Objective |
Retype the lines beneath this one, from the first through the line containing "(p1b) at (261.5,197.3)". Pictures are left out.

Provided data |
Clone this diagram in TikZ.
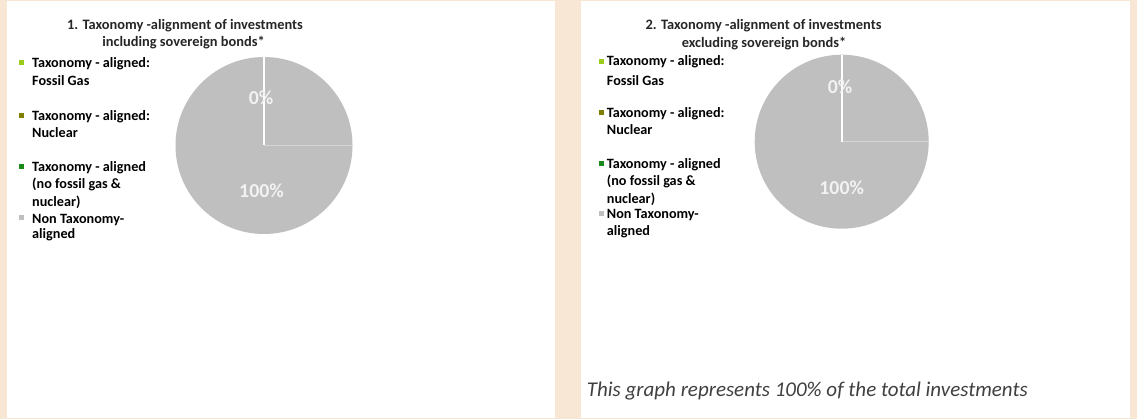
\documentclass[tikz,border=0pt]{standalone}
\usepackage{fontspec}
\setmainfont{Carlito}
\definecolor{beige}{HTML}{F9E7D5}
\definecolor{piegray}{HTML}{BFBFBF}
\definecolor{gasgreen}{HTML}{9BCB1C}
\definecolor{nucolive}{HTML}{7F7F00}
\definecolor{taxgreen}{HTML}{1A8A1A}
\definecolor{titlecol}{HTML}{262626}
\definecolor{notecol}{HTML}{404040}
\definecolor{sepline}{HTML}{D4D4D4}
\tikzset{
  panel/.style={fill=white, draw=none},
  charttitle/.style={font=\bfseries\fontsize{14.4}{18}\selectfont, text=titlecol, anchor=base, inner sep=0pt},
  legtext/.style={font=\bfseries\fontsize{14.2}{17.5}\selectfont, text=black, anchor=base west, inner sep=0pt},
  legbox/.style={minimum width=5pt, minimum height=5pt, inner sep=0pt, draw=none},
  pct/.style={font=\bfseries\fontsize{19.8}{22}\selectfont, text=white!95!black, anchor=base, inner sep=0pt},
  pieslice/.style={fill=piegray, draw=none},
  note/.style={font=\itshape\fontsize{21}{24}\selectfont, text=notecol, anchor=base west, inner sep=0pt}
}
\begin{document}
\begin{tikzpicture}[x=1pt,y=-1pt]
\useasboundingbox (0,0) rectangle (1137,419);
\fill[beige] (0,0) rectangle (1137,419);
\fill[panel] (7,1) rectangle (555,418);
\fill[panel] (581,1) rectangle (1130,418);

% ---------- chart 1 ----------
\node[charttitle] (t1a) at (185,29.3) {1. Taxonomy -alignment of investments};
\node[charttitle] (t1b) at (183.5,46.7) {including sovereign bonds*};

\coordinate (c1) at (264,145.5);
\fill[pieslice] (c1) circle[radius=88.5];
\draw[sepline, line width=0.8pt] (c1) -- ++(88.5,0);
\draw[white, line width=1.6pt] (c1) -- ++(0,-88.5);
\node[pct] (p1a) at (261,105) {0\%};
\node[pct] (p1b) at (261.5,197.3) {100\%};

\node[legbox, fill=gasgreen] (b1a) at (21,62.5) {};
\node[legtext] (l1a1) at (32,68) {Taxonomy - aligned:};
\node[legtext] (l1a2) at (32,86) {Fossil Gas};
\node[legbox, fill=nucolive] (b1b) at (21,115.2) {};
\node[legtext] (l1b1) at (32,120.7) {Taxonomy - aligned:};
\node[legtext] (l1b2) at (32,138) {Nuclear};
\node[legbox, fill=taxgreen] (b1c) at (21,166.2) {};
\node[legtext] (l1c1) at (32,171.7) {Taxonomy - aligned};
\node[legtext] (l1c2) at (32,189) {(no fossil gas \&};
\node[legtext] (l1c3) at (32,206.7) {nuclear)};
\node[legbox, fill=piegray] (b1d) at (21,217.8) {};
\node[legtext] (l1d1) at (32,223.3) {Non Taxonomy-};
\node[legtext] (l1d2) at (32,239) {aligned};

% ---------- chart 2 ----------
\node[charttitle] (t2a) at (763.5,29.3) {2. Taxonomy -alignment of investments};
\node[charttitle] (t2b) at (764,47.3) {excluding sovereign bonds*};

\coordinate (c2) at (841.7,141.7);
\fill[pieslice] (c2) circle[radius=87];
\draw[sepline, line width=0.8pt] (c2) -- ++(87,0);
\draw[white, line width=1.6pt] (c2) -- ++(0,-87);
\node[pct] (p2a) at (840,93.3) {0\%};
\node[pct] (p2b) at (841.7,195) {100\%};

\node[legbox, fill=gasgreen] (b2a) at (601.8,61.2) {};
\node[legtext] (l2a1) at (606.7,65.7) {Taxonomy - aligned:};
\node[legtext] (l2a2) at (606.7,86) {Fossil Gas};
\node[legbox, fill=nucolive] (b2b) at (601.8,112.8) {};
\node[legtext] (l2b1) at (606.7,117.3) {Taxonomy - aligned:};
\node[legtext] (l2b2) at (606.7,134.7) {Nuclear};
\node[legbox, fill=taxgreen] (b2c) at (601.8,163.8) {};
\node[legtext] (l2c1) at (606.7,168.3) {Taxonomy - aligned};
\node[legtext] (l2c2) at (606.7,185.3) {(no fossil gas \&};
\node[legtext] (l2c3) at (606.7,204) {nuclear)};
\node[legbox, fill=piegray] (b2d) at (601.8,213.8) {};
\node[legtext] (l2d1) at (606.7,218.3) {Non Taxonomy-};
\node[legtext] (l2d2) at (606.7,236) {aligned};

\node[note] (n2) at (586.7,396.7) {This graph represents 100\% of the total investments};
\end{tikzpicture}
\end{document}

Response to this exercise |
Clone this diagram in TikZ.
\documentclass[tikz,border=0pt]{standalone}
\usepackage{fontspec}
\setmainfont{Carlito}
\definecolor{beige}{HTML}{F9E7D5}
\definecolor{piegray}{HTML}{BFBFBF}
\definecolor{gasgreen}{HTML}{9BCB1C}
\definecolor{nucolive}{HTML}{7F7F00}
\definecolor{taxgreen}{HTML}{1A8A1A}
\definecolor{titlecol}{HTML}{262626}
\definecolor{notecol}{HTML}{404040}
\definecolor{sepline}{HTML}{D4D4D4}
\tikzset{
  panel/.style={fill=white, draw=none},
  charttitle/.style={font=\bfseries\fontsize{14.4}{18}\selectfont, text=titlecol, anchor=base, inner sep=0pt},
  legtext/.style={font=\bfseries\fontsize{14.2}{17.5}\selectfont, text=black, anchor=base west, inner sep=0pt},
  legbox/.style={minimum width=5pt, minimum height=5pt, inner sep=0pt, draw=none},
  pct/.style={font=\bfseries\fontsize{19.8}{22}\selectfont, text=white!95!black, anchor=base, inner sep=0pt},
  pieslice/.style={fill=piegray, draw=none},
  note/.style={font=\itshape\fontsize{21}{24}\selectfont, text=notecol, anchor=base west, inner sep=0pt}
}
\begin{document}
\begin{tikzpicture}[x=1pt,y=-1pt]
\useasboundingbox (0,0) rectangle (1137,419);
\fill[beige] (0,0) rectangle (1137,419);
\fill[panel] (7,1) rectangle (555,418);
\fill[panel] (581,1) rectangle (1130,418);

% ---------- chart 1 ----------
\node[charttitle] (t1a) at (185,29.3) {1. Taxonomy -alignment of investments};
\node[charttitle] (t1b) at (183.5,46.7) {including sovereign bonds*};

\coordinate (c1) at (264,145.5);
\fill[pieslice] (c1) circle[radius=88.5];
\draw[sepline, line width=0.8pt] (c1) -- ++(88.5,0);
\draw[white, line width=1.6pt] (c1) -- ++(0,-88.5);
\node[pct] (p1a) at (261,105) {0\%};
\node[pct] (p1b) at (261.5,197.3) {100\%};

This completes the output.